GOAL: Only the lines from the start of the data to the line containing "const rightAxisName = 'Vochtigheidsgraad %';", both included, should be output, exactly and without pictures.
— START —
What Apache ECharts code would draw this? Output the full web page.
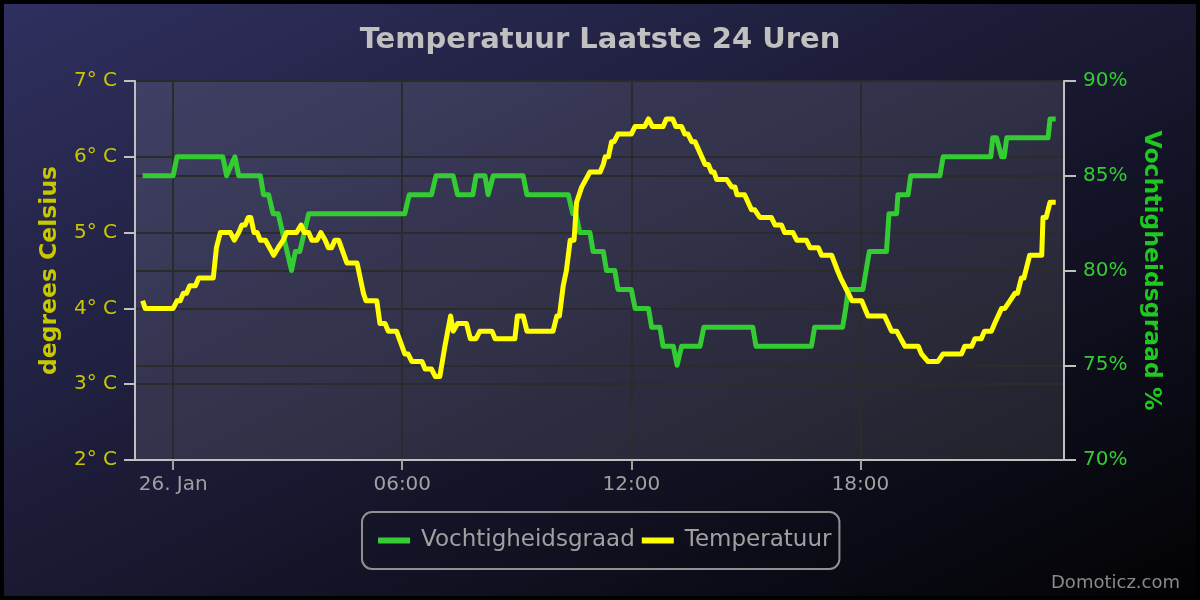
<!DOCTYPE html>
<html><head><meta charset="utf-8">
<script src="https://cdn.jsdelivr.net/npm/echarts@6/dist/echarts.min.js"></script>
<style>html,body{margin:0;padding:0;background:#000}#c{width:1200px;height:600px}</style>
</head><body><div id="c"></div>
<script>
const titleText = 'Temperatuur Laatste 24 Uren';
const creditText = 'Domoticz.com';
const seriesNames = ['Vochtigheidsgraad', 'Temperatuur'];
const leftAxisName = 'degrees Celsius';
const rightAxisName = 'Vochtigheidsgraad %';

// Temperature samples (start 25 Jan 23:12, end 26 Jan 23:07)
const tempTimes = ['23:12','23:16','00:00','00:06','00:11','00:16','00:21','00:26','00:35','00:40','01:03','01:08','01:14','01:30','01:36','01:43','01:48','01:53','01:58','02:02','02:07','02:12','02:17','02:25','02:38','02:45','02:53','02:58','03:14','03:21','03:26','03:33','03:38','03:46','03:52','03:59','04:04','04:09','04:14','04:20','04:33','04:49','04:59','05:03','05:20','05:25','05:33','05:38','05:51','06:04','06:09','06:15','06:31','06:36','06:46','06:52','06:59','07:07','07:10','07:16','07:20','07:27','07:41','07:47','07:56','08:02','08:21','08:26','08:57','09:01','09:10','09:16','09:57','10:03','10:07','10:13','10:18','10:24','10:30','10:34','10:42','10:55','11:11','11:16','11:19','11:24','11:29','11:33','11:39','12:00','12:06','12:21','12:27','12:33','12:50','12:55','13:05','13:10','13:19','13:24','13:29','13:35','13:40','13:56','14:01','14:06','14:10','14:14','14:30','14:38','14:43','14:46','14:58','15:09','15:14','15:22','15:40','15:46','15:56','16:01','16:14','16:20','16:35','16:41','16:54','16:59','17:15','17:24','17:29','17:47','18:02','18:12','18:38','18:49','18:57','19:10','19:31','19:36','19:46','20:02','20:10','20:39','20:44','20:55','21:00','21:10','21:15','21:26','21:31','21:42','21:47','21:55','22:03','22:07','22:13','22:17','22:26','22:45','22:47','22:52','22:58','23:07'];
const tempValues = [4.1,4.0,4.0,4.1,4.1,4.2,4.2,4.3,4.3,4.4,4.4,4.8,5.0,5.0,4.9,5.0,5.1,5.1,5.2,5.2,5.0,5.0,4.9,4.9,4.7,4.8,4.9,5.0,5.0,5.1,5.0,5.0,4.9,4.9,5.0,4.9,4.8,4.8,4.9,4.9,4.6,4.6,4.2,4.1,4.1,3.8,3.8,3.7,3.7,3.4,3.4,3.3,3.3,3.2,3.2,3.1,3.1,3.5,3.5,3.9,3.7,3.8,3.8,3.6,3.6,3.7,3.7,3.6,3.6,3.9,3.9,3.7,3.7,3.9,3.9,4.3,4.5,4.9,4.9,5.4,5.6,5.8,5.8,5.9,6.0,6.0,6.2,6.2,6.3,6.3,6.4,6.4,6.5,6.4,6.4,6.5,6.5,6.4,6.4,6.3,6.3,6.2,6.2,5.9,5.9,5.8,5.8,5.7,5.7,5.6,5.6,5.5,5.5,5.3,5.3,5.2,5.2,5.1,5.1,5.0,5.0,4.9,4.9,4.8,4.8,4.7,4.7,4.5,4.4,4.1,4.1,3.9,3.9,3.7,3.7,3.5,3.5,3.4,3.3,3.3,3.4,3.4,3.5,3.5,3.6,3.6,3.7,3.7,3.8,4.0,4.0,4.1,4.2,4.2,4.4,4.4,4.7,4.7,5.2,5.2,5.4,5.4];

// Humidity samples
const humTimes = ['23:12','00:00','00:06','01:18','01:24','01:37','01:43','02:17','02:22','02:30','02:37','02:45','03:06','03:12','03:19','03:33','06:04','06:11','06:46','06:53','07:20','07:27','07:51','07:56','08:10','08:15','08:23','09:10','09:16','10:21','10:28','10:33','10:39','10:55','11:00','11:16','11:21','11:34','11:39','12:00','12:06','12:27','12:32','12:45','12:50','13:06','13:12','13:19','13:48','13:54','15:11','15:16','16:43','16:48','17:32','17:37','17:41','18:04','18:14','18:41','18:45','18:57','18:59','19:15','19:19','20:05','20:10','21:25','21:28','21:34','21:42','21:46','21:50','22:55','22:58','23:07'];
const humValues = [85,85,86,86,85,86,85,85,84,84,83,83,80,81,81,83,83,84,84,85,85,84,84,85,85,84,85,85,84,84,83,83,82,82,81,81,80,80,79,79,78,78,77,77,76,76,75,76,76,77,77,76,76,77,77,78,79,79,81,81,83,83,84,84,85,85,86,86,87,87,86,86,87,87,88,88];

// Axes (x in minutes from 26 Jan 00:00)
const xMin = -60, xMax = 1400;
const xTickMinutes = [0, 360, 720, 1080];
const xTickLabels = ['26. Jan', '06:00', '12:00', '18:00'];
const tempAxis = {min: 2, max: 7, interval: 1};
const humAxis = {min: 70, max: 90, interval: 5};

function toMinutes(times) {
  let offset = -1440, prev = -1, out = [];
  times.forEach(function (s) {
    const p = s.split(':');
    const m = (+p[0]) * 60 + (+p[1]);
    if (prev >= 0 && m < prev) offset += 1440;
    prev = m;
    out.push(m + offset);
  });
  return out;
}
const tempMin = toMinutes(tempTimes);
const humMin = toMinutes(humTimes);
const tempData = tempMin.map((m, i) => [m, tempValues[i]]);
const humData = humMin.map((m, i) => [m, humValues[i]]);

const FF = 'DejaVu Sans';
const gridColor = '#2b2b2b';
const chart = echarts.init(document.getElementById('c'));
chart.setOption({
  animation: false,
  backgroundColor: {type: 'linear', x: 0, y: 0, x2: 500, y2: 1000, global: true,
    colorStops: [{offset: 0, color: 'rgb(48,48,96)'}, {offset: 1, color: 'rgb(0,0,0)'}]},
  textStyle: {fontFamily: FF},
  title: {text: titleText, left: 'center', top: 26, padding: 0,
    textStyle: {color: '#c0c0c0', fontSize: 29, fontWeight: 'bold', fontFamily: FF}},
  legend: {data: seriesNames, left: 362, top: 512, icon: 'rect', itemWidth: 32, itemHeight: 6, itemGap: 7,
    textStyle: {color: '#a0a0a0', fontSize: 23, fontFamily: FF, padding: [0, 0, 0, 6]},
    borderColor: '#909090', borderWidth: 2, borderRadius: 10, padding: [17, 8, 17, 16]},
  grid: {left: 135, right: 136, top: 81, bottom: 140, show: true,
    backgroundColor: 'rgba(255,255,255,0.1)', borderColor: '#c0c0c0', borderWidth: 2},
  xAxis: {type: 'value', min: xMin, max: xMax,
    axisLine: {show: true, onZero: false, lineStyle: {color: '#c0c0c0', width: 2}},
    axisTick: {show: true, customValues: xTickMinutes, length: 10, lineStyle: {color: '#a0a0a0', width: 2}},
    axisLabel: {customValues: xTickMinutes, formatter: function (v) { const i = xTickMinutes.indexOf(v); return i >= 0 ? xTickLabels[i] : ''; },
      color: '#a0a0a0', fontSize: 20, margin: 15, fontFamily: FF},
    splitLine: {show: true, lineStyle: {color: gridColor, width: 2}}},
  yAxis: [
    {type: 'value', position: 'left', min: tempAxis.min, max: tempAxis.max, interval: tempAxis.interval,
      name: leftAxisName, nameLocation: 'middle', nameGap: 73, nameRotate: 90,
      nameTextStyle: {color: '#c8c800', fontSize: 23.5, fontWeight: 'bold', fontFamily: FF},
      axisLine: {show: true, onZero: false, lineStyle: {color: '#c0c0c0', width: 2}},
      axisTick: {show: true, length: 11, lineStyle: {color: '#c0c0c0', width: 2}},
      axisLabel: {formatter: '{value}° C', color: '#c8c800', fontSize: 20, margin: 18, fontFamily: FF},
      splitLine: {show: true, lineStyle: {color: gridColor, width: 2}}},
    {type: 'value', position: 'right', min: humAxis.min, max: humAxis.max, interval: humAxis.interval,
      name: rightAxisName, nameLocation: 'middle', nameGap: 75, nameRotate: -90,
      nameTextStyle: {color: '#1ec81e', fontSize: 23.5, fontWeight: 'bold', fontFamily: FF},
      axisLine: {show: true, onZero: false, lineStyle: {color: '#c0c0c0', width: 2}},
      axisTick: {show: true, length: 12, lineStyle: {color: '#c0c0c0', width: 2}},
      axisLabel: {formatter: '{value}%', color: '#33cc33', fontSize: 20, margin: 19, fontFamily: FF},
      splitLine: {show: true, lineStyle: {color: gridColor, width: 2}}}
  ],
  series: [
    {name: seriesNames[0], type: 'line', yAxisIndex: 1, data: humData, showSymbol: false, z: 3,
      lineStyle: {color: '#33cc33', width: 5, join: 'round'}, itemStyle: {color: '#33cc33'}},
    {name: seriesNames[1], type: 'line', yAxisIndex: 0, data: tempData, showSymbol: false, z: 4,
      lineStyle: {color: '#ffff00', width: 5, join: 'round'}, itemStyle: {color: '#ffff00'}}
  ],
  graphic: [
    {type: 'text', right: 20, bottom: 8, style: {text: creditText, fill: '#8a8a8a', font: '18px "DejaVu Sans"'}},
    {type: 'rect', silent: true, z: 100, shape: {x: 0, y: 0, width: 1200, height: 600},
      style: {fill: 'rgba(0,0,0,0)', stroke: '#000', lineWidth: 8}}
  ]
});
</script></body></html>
— END —
EXPECTED OUTPUT:
What Apache ECharts code would draw this? Output the full web page.
<!DOCTYPE html>
<html><head><meta charset="utf-8">
<script src="https://cdn.jsdelivr.net/npm/echarts@6/dist/echarts.min.js"></script>
<style>html,body{margin:0;padding:0;background:#000}#c{width:1200px;height:600px}</style>
</head><body><div id="c"></div>
<script>
const titleText = 'Temperatuur Laatste 24 Uren';
const creditText = 'Domoticz.com';
const seriesNames = ['Vochtigheidsgraad', 'Temperatuur'];
const leftAxisName = 'degrees Celsius';
const rightAxisName = 'Vochtigheidsgraad %';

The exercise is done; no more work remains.